Humanité contre mécanique

À travers le duel entre Dr B… et Czentović, Zweig ne raconte pas seulement un affrontement entre deux joueurs, mais entre deux visions du monde. D’un côté, un homme meurtri, cultivé, intérieur, façonné par la mémoire et l’épreuve. De l’autre, un champion glacé, sans imagination, sans culture, dont la seule excellence tient dans la répétition logique. Czentović est un technicien de haut niveau, mais son esprit est désert. Il « se croyait le personnage le plus important de l’humanité », simplement parce qu’il gagnait.

Ce contraste questionne la place que notre époque accorde à la performance pure, au résultat, à l’efficacité. Czentović gagne, mais à quoi bon ? Il ne comprend rien à la musique, à la poésie, à l’histoire. Il est vide, pourtant adulé. À l’inverse, Dr B… perd pied, mais il a une mémoire, une douleur, une voix. Il incarne une humanité fragile, mais vivante. Ce que l’un possède en résultats, l’autre le détient en conscience.

Zweig nous invite, sans lourdeur, à choisir notre camp.
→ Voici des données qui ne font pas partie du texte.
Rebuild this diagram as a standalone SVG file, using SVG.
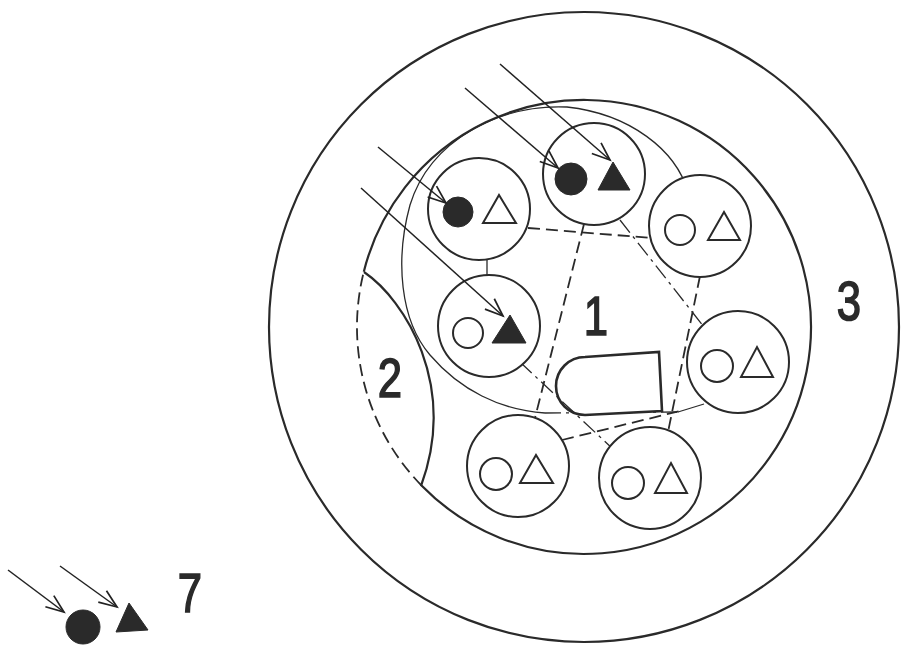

Il ne s’agit pas de condamner le savoir technique, mais de rappeler qu’il n’est rien sans profondeur humaine. La victoire sur l’échiquier n’a pas plus de valeur qu’une victoire dans la vie si elle n’est pas portée par un sens. En cela, la nouvelle est profondément actuelle : elle nous interroge sur ce que nous valorisons, sur la place du sensible dans un monde de chiffres.